* Task directions:
Quote every line of the data below as it stands, omitting pictures.

* Dataset content:
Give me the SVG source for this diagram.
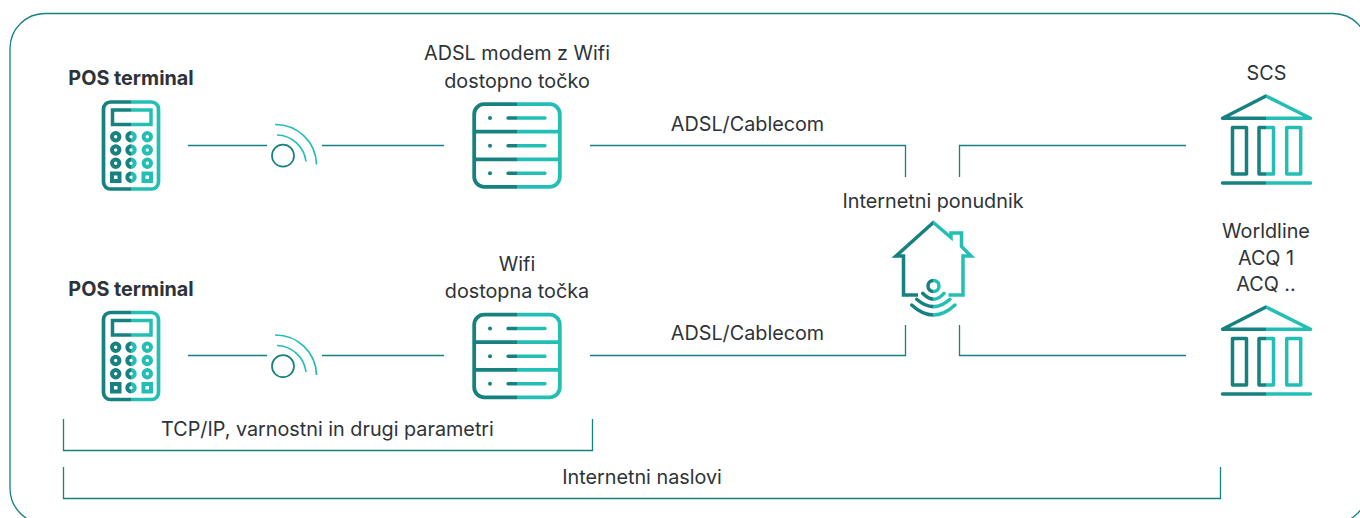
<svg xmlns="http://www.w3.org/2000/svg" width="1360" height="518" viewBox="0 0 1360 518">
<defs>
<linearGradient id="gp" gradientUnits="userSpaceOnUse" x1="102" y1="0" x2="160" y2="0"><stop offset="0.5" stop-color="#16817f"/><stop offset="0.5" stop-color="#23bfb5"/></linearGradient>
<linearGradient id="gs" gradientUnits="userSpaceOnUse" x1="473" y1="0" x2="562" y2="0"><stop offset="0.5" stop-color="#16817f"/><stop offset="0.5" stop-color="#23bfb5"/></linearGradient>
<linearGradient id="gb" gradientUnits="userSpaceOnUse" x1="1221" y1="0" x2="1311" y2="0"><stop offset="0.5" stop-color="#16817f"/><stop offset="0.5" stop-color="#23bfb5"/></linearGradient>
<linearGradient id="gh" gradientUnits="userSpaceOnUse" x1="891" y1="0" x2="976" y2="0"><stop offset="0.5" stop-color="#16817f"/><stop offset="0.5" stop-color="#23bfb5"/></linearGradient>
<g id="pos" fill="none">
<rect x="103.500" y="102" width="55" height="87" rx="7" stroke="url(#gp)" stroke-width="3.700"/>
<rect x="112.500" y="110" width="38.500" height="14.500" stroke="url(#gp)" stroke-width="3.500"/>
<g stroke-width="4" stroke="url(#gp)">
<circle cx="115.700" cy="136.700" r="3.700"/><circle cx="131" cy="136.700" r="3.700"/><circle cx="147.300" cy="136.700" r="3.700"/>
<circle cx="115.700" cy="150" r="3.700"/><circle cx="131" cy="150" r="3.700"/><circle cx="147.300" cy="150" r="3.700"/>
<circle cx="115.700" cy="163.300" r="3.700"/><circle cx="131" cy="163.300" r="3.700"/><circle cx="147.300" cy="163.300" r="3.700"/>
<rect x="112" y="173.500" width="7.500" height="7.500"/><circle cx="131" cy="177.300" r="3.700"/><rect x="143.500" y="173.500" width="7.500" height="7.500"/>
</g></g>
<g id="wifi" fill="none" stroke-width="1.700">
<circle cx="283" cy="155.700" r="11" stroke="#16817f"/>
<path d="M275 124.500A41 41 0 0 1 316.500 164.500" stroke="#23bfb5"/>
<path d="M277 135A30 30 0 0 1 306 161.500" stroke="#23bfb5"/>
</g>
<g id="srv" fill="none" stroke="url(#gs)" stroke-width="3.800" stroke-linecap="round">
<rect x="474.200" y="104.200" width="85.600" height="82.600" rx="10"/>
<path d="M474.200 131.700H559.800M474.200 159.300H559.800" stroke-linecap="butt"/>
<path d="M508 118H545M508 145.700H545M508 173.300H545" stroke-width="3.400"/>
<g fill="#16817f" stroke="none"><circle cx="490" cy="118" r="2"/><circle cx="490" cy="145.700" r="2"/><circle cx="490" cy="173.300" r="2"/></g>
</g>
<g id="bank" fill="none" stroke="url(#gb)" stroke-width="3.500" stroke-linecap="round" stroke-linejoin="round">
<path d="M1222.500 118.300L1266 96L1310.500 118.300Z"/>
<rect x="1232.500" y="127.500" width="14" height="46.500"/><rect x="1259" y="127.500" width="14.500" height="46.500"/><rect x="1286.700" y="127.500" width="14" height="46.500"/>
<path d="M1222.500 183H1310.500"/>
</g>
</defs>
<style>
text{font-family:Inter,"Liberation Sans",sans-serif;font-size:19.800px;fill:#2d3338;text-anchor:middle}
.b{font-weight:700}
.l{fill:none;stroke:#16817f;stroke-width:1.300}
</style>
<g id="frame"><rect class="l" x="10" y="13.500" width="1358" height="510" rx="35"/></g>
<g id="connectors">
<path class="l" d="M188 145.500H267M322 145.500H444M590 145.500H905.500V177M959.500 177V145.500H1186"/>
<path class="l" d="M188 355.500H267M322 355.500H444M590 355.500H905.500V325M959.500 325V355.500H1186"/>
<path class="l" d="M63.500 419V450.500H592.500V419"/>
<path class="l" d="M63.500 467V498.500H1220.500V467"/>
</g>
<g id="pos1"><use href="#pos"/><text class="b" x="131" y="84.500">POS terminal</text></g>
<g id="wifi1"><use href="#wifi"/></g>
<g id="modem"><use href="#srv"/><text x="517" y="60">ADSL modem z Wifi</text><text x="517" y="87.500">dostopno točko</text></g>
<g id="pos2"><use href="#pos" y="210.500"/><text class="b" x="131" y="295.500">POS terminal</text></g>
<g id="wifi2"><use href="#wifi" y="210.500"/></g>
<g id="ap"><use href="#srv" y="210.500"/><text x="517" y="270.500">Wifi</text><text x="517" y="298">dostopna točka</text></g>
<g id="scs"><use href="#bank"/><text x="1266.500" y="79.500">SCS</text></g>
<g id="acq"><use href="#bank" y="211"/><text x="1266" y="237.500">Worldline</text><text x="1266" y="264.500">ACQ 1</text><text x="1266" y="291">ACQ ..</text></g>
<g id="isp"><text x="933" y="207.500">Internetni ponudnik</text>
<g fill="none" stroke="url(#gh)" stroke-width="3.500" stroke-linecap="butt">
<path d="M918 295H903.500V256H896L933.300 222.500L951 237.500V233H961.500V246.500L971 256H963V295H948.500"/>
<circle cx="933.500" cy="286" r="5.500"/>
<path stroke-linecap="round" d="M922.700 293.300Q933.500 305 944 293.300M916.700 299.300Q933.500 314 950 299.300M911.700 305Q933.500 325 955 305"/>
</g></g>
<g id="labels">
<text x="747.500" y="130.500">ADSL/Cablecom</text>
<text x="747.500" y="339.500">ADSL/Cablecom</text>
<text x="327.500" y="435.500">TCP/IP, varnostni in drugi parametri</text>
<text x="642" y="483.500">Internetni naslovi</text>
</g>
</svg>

* Problem solution:
Give me the SVG source for this diagram.
<svg xmlns="http://www.w3.org/2000/svg" width="1360" height="518" viewBox="0 0 1360 518">
<defs>
<linearGradient id="gp" gradientUnits="userSpaceOnUse" x1="102" y1="0" x2="160" y2="0"><stop offset="0.5" stop-color="#16817f"/><stop offset="0.5" stop-color="#23bfb5"/></linearGradient>
<linearGradient id="gs" gradientUnits="userSpaceOnUse" x1="473" y1="0" x2="562" y2="0"><stop offset="0.5" stop-color="#16817f"/><stop offset="0.5" stop-color="#23bfb5"/></linearGradient>
<linearGradient id="gb" gradientUnits="userSpaceOnUse" x1="1221" y1="0" x2="1311" y2="0"><stop offset="0.5" stop-color="#16817f"/><stop offset="0.5" stop-color="#23bfb5"/></linearGradient>
<linearGradient id="gh" gradientUnits="userSpaceOnUse" x1="891" y1="0" x2="976" y2="0"><stop offset="0.5" stop-color="#16817f"/><stop offset="0.5" stop-color="#23bfb5"/></linearGradient>
<g id="pos" fill="none">
<rect x="103.500" y="102" width="55" height="87" rx="7" stroke="url(#gp)" stroke-width="3.700"/>
<rect x="112.500" y="110" width="38.500" height="14.500" stroke="url(#gp)" stroke-width="3.500"/>
<g stroke-width="4" stroke="url(#gp)">
<circle cx="115.700" cy="136.700" r="3.700"/><circle cx="131" cy="136.700" r="3.700"/><circle cx="147.300" cy="136.700" r="3.700"/>
<circle cx="115.700" cy="150" r="3.700"/><circle cx="131" cy="150" r="3.700"/><circle cx="147.300" cy="150" r="3.700"/>
<circle cx="115.700" cy="163.300" r="3.700"/><circle cx="131" cy="163.300" r="3.700"/><circle cx="147.300" cy="163.300" r="3.700"/>
<rect x="112" y="173.500" width="7.500" height="7.500"/><circle cx="131" cy="177.300" r="3.700"/><rect x="143.500" y="173.500" width="7.500" height="7.500"/>
</g></g>
<g id="wifi" fill="none" stroke-width="1.700">
<circle cx="283" cy="155.700" r="11" stroke="#16817f"/>
<path d="M275 124.500A41 41 0 0 1 316.500 164.500" stroke="#23bfb5"/>
<path d="M277 135A30 30 0 0 1 306 161.500" stroke="#23bfb5"/>
</g>
<g id="srv" fill="none" stroke="url(#gs)" stroke-width="3.800" stroke-linecap="round">
<rect x="474.200" y="104.200" width="85.600" height="82.600" rx="10"/>
<path d="M474.200 131.700H559.800M474.200 159.300H559.800" stroke-linecap="butt"/>
<path d="M508 118H545M508 145.700H545M508 173.300H545" stroke-width="3.400"/>
<g fill="#16817f" stroke="none"><circle cx="490" cy="118" r="2"/><circle cx="490" cy="145.700" r="2"/><circle cx="490" cy="173.300" r="2"/></g>
</g>
<g id="bank" fill="none" stroke="url(#gb)" stroke-width="3.500" stroke-linecap="round" stroke-linejoin="round">
<path d="M1222.500 118.300L1266 96L1310.500 118.300Z"/>
<rect x="1232.500" y="127.500" width="14" height="46.500"/><rect x="1259" y="127.500" width="14.500" height="46.500"/><rect x="1286.700" y="127.500" width="14" height="46.500"/>
<path d="M1222.500 183H1310.500"/>
</g>
</defs>
<style>
text{font-family:Inter,"Liberation Sans",sans-serif;font-size:19.800px;fill:#2d3338;text-anchor:middle}
.b{font-weight:700}
.l{fill:none;stroke:#16817f;stroke-width:1.300}
</style>
<g id="frame"><rect class="l" x="10" y="13.500" width="1358" height="510" rx="35"/></g>
<g id="connectors">
<path class="l" d="M188 145.500H267M322 145.500H444M590 145.500H905.500V177M959.500 177V145.500H1186"/>
<path class="l" d="M188 355.500H267M322 355.500H444M590 355.500H905.500V325M959.500 325V355.500H1186"/>
<path class="l" d="M63.500 419V450.500H592.500V419"/>
<path class="l" d="M63.500 467V498.500H1220.500V467"/>
</g>
<g id="pos1"><use href="#pos"/><text class="b" x="131" y="84.500">POS terminal</text></g>
<g id="wifi1"><use href="#wifi"/></g>
<g id="modem"><use href="#srv"/><text x="517" y="60">ADSL modem z Wifi</text><text x="517" y="87.500">dostopno točko</text></g>
<g id="pos2"><use href="#pos" y="210.500"/><text class="b" x="131" y="295.500">POS terminal</text></g>
<g id="wifi2"><use href="#wifi" y="210.500"/></g>
<g id="ap"><use href="#srv" y="210.500"/><text x="517" y="270.500">Wifi</text><text x="517" y="298">dostopna točka</text></g>
<g id="scs"><use href="#bank"/><text x="1266.500" y="79.500">SCS</text></g>
<g id="acq"><use href="#bank" y="211"/><text x="1266" y="237.500">Worldline</text><text x="1266" y="264.500">ACQ 1</text><text x="1266" y="291">ACQ ..</text></g>
<g id="isp"><text x="933" y="207.500">Internetni ponudnik</text>
<g fill="none" stroke="url(#gh)" stroke-width="3.500" stroke-linecap="butt">
<path d="M918 295H903.500V256H896L933.300 222.500L951 237.500V233H961.500V246.500L971 256H963V295H948.500"/>
<circle cx="933.500" cy="286" r="5.500"/>
<path stroke-linecap="round" d="M922.700 293.300Q933.500 305 944 293.300M916.700 299.300Q933.500 314 950 299.300M911.700 305Q933.500 325 955 305"/>
</g></g>
<g id="labels">
<text x="747.500" y="130.500">ADSL/Cablecom</text>
<text x="747.500" y="339.500">ADSL/Cablecom</text>
<text x="327.500" y="435.500">TCP/IP, varnostni in drugi parametri</text>
<text x="642" y="483.500">Internetni naslovi</text>
</g>
</svg>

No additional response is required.